Sem essa percepção do que escreve Ferréz, ele próprio fundador do selo Literatura Marginal  e da IDASUL, ligado ao movimento Hip Hop o leitor tenderá a se perder achando que os microcapítulos são um amontoado de dissertações sem nexo, pontos de vistas de derrotados brasileiros, sem uma contextualização geral, donde se pode tirar algum proveito na concepção clássica da literatura.

 Nada disso. Tudo o que escreve Ferréz tem sentido e os capítulos vão se encaixando à medida em que, a trama segue para seu final, ainda que o leitor precise ter muita atenção na leitura para que ele também não se perca.

Creio que, para quem vive nas periferias das grandes cidades seja mais fácil entender o romance de Ferréz porque trata da própria vivência dessas pessoas e o autor deixa isso muito claro no livro, numa linguagem aberta e compreensível entre eles, “todo mundo é feliz quando come”; típica do seu cotidiano “o ônibus vazio lhe trazia uma estranha sensação, não saberia dizer se era tristeza ou alegria”; e chula “come esse cuzinho, amor, come esse cuzinho”.  

Todo esse linguajar se enquadra dentro da degradação moral do personagem principal do livro, o arquivista Calixto, competente em sua missão de trabalhador, o qual se envolve sexualmente com mulheres, como Melinda, uma senhora casada que também procura em seus braços uma espécie de porto seguro incerto para sua infelicidade.

Ferréz também usa expressões de sua trama que alfinetar a cultura de “massa” dos “caras que levam tudo a sério e que têm mania de organizar tudo, de catalogar, eu conheço dezenas de pessoas que só querem bater uma punheta com um filme (pornô) não viver estudando ele, essa coisa é igual aos gays, em vez do cara ir lá e gozar, o cara monta movimento, faz palestra, faz passeata, vive organizando isso e aquilo, então o prazer do cara vira uma porra de um serviço, sindicato, organização não governamental, quando na verdade o cara só queria sair com outro cara, viver com outro cara, que se foda, cara, tem que parar de levar tudo a sério”.

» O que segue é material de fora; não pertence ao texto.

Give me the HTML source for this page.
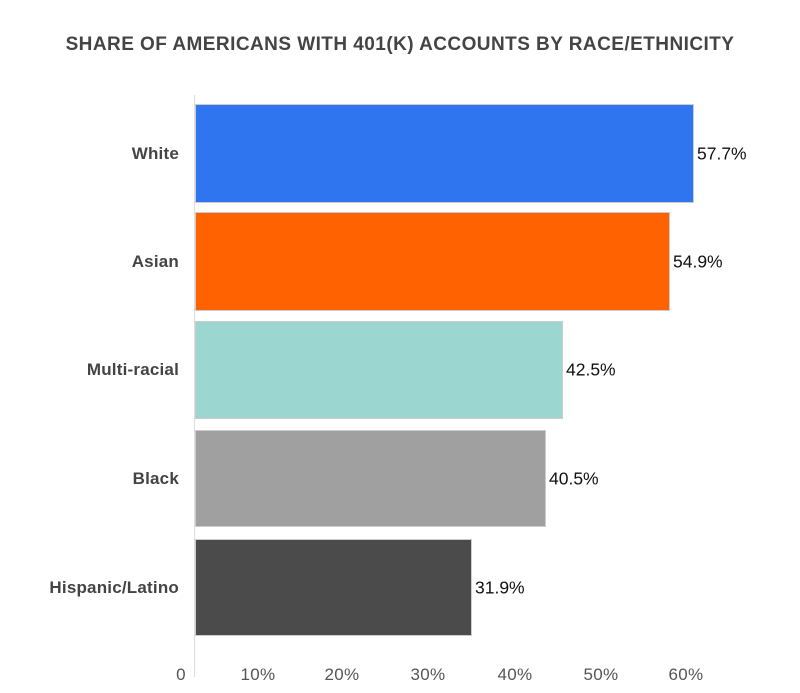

Militante de causas próprias, da linha marginal, Ferréz é contestador nato. Ferréz e seus personagens têm chãos próprios, insondáveis para os leigos, ou como diz o autor numa dos textos: “O lançamento de um livro é um rodeio de abutres louvando uma mente capaz de mentir em tão alto grau que escreve e negocia”.

“Deus Foi Almoçar”, então, não tem um começo, meio e fim no estilo clássico do romance. Tanto que você pode lê-lo do fim para o inicio e vice-versa. A compreensão do texto está no conjunto dos microcapítulos. Um exercício de leitura muito interessante. Recomendo.